ここでよく言われるのは価格転嫁できるかどうかという話です。価格転嫁はすぐ簡単にできるものでもありませんが、世の中の流れを見ていると、ずっと価格転嫁しないでがんばることは絶対にできません。
したがって、どこかでそれが必要な状況が来ます。極端な言い方をすれば、その状況までにどれだけ耐えられるかです。それは財務体質の問題であり、強固な財務体質を持っていればそのような状況になったとしても、競合の状況やお客さまの要望を見ながらタイミングを見て対応できると思います。

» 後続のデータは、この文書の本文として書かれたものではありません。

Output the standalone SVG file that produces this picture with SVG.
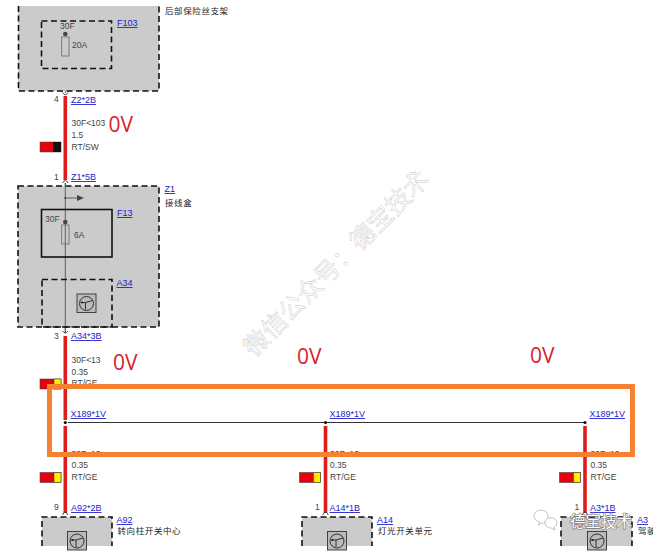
<svg xmlns="http://www.w3.org/2000/svg" width="653" height="551" viewBox="0 0 653 551">
<style>
text{font-family:"Liberation Sans","Noto Sans CJK SC",sans-serif;font-size:8.5px;fill:#444}
.box{fill:#cbcbcb}
.dash{fill:none;stroke:#111;stroke-width:1.6;stroke-dasharray:6 3.5}
.solid{fill:none;stroke:#111;stroke-width:1.6}
.lnk{fill:#2222cc;text-decoration:underline;font-size:9px}
.cn{fill:#222;font-size:8.5px;letter-spacing:.6px}
.v{fill:#d8202a;font-size:21px;font-family:"Open Sans","Liberation Sans",sans-serif}
.thin{stroke:#444;stroke-width:.8;fill:none}
.red{stroke:#dd1c1c;stroke-width:3.6;fill:none}
.fuse{fill:none;stroke:#666;stroke-width:.8}
.icon{fill:#bbb;stroke:#333;stroke-width:.9}
.ring{fill:none;stroke:#222;stroke-width:.9}
.wm{font-size:25px;fill:#fff;stroke:#c8c8c8;stroke-width:.45}
.wm2{font-size:15.500px;fill:#fff;stroke:#777;stroke-width:1.200;paint-order:stroke}
.cap{fill:none;stroke:#333;stroke-width:.9}
.orange{fill:none;stroke:#f58233;stroke-width:5}
</style>
<defs>
<g id="sw"><rect x="-9.500" y="-9.500" width="19" height="18.500" class="icon"/><circle cx="0" cy="0" r="7" class="ring"/><path d="M-6 -1H-1V6M-1 -1L6 -3" class="ring"/><circle cx="-4.500" cy="-1" r="1" fill="#222"/></g>
<g id="ye"><rect x="0" y="0" width="21" height="10" fill="#e8000f" stroke="#444" stroke-width=".6"/><rect x="14" y="0" width="7" height="10" fill="#ffee00" stroke="#444" stroke-width=".6"/></g>
</defs>

<g id="connectors">
<path class="thin" d="M65.300 34V93M65.300 183V333"/>
<path class="red" d="M65.300 96V180M65.300 336V420M65.300 426V513M325.500 426V513M585 426V513"/>
<path d="M68 422.500H585" stroke="#333" stroke-width="1" fill="none"/>
<path class="cap" d="M62.500 92.500Q65.300 97 68 92.500M62.500 183Q65.300 178 68 183M62.500 331Q65.300 335 68 331M62.500 515Q65.300 509 68 515M322.700 515Q325.500 509 328.300 515M582.200 515Q585 509 587.800 515"/>
<circle cx="65.300" cy="422.500" r="1.600" fill="#111"/><circle cx="325.500" cy="422.500" r="1.600" fill="#111"/><circle cx="585" cy="422.500" r="1.600" fill="#111"/>
</g>

<g id="F103-holder">
<rect class="box" x="18" y="6" width="141" height="85"/>
<path class="dash" d="M18.500 6V91H159V6"/>
<text x="165" y="14" class="cn">后部保险丝支架</text>
</g>
<g id="F103">
<rect class="dash" x="41.500" y="21" width="70" height="47.500"/>
<text x="60" y="29">30F</text>
<circle cx="65.300" cy="34" r="2.300" fill="#444"/>
<rect class="fuse" x="61.700" y="37" width="7.300" height="19"/>
<text x="72" y="48">20A</text>
<text class="lnk" x="117" y="26">F103</text>
</g>
<g id="wire-top-label">
<text x="54" y="102">4</text><text class="lnk" x="71" y="103">Z2*2B</text>
<text x="71.500" y="126">30F&lt;103</text><text x="71.500" y="138">1.5</text><text x="71.500" y="150">RT/SW</text>
<rect x="40" y="142" width="21" height="10" fill="#e8000f" stroke="#444" stroke-width=".5"/><rect x="53" y="142" width="8" height="10" fill="#111"/>
<text x="54" y="180">1</text><text class="lnk" x="71" y="180">Z1*5B</text>
<text class="v" x="108.500" y="132">0V</text>
</g>

<g id="Z1">
<rect class="box" x="18" y="186" width="141" height="141"/>
<rect class="dash" x="18" y="186" width="141" height="141"/>
<text class="lnk" x="164.500" y="192">Z1</text>
<text class="cn" x="165" y="206">接线盒</text>
<path class="thin" d="M65.300 198H78"/><path d="M77 195L84 198L77 201Z" fill="#444"/><circle cx="65.300" cy="198" r="1.100" fill="#444"/>
<path class="thin" d="M65.300 183V333"/>
</g>
<g id="F13">
<rect class="solid" x="41.500" y="209.500" width="70.500" height="47.500"/>
<text x="45" y="222">30F</text>
<circle cx="65.300" cy="222" r="2.300" fill="#444"/>
<rect class="fuse" x="61.700" y="225" width="7.300" height="19"/>
<text x="74" y="238">6A</text>
<text class="lnk" x="117" y="216">F13</text>
</g>
<g id="A34">
<rect class="dash" x="42" y="279.500" width="70" height="47.500"/>
<use href="#sw" x="86.500" y="303.500"/>
<text class="lnk" x="116.500" y="286">A34</text>
</g>
<g id="wire-mid-label">
<text x="54" y="339">3</text><text class="lnk" x="71" y="339">A34*3B</text>
<text x="71.500" y="363">30F&lt;13</text><text x="71.500" y="375">0.35</text><text x="71.500" y="386">RT/GE</text>
<use href="#ye" x="40" y="379"/>
<text class="v" x="113" y="370">0V</text>
<text class="lnk" x="70.500" y="417">X189*1V</text>
</g>

<g id="col1">
<text x="71.500" y="457">30F&lt;13</text><text x="71.500" y="468">0.35</text><text x="71.500" y="480">RT/GE</text>
<use href="#ye" x="40" y="472.500"/>
<text x="54" y="510">9</text><text class="lnk" x="71" y="511">A92*2B</text>
</g>
<g id="A92">
<rect class="box" x="42" y="517" width="70" height="29"/>
<path class="dash" d="M42 546V517H112V546"/>
<use href="#sw" x="77" y="541"/>
<text class="lnk" x="116.500" y="523">A92</text>
<text class="cn" x="117.500" y="534">转向柱开关中心</text>
</g>

<g id="col2">
<text class="lnk" x="329.500" y="417">X189*1V</text>
<text x="330" y="457">30F&lt;13</text><text x="330" y="468">0.35</text><text x="330" y="480">RT/GE</text>
<use href="#ye" x="299.500" y="472.500"/>
<text x="315" y="510">1</text><text class="lnk" x="329.500" y="511">A14*1B</text>
<text class="v" x="297" y="364">0V</text>
</g>
<g id="A14">
<rect class="box" x="302" y="517" width="70" height="29"/>
<path class="dash" d="M302 546V517H372V546"/>
<use href="#sw" x="337" y="541"/>
<text class="lnk" x="377" y="523">A14</text>
<text class="cn" x="378" y="534">灯光开关单元</text>
</g>

<g id="col3">
<text class="lnk" x="589.500" y="417">X189*1V</text>
<text x="590.500" y="457">30F&lt;13</text><text x="590.500" y="468">0.35</text><text x="590.500" y="480">RT/GE</text>
<use href="#ye" x="559.500" y="472.500"/>
<text x="574.500" y="510">1</text><text class="lnk" x="590" y="511">A3*1B</text>
<text class="v" x="530" y="363">0V</text>
</g>
<g id="A3">
<rect class="box" x="561" y="517" width="71" height="29"/>
<path class="dash" d="M561 546V517H632V546"/>
<use href="#sw" x="597" y="541"/>
<text class="lnk" x="637" y="523">A3</text>
<text class="cn" x="638" y="534">驾驶</text>
</g>

<rect id="highlight" class="orange" x="49.500" y="386.500" width="583" height="68"/>

<g id="watermark">
<text class="wm" transform="translate(254 358) rotate(-45)">微信公众号：德宝技术</text>
<path d="M548 516a7 6 0 1 0-8 6l-2 3 5-2a7 6 0 0 0 5-7Z" fill="#fff" stroke="#aaa" stroke-width=".7"/>
<path d="M545 522a6 5 0 1 1 9 5l1 3-4-2a6 5 0 0 1-6-6Z" fill="#fff" stroke="#aaa" stroke-width=".7"/>
<text class="wm2" x="570" y="527">德宝技术</text>
</g>
</svg>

我々は今年5月に日本格付研究所の格付Aを取りました。それだけ安全性、安定性が高いことが認められたということであり、有事の際も悪影響を受けずにいられると思っています。
坂本:銀行からの融資も受けやすいですよね。
鈴木氏からのご挨拶
飯村:最後に、視聴者の方にメッセージをお願いします。
鈴木:企業も国も何でもそうだと思うのですが、やはり強くなければいけないというのは確かだと思います。ただ、経済力や資金力だけの強さだけではだめです。企業に特に大切な強さは、大きな目標に向かい、地味でもよいから社会のルールに沿って真摯に業績を達成していく意志の強さではないかと思います。
また、もう1つは優しさです。人の気持ちがわかる優しさも企業にとって必要だと思います。
飯村:たくさん商品を見せていただきましたが、柔軟剤がすごくよさそうだという反応も会場からいただいていました。みなさま、ぜひ店頭で見かけたらお手に取っていただければと思います。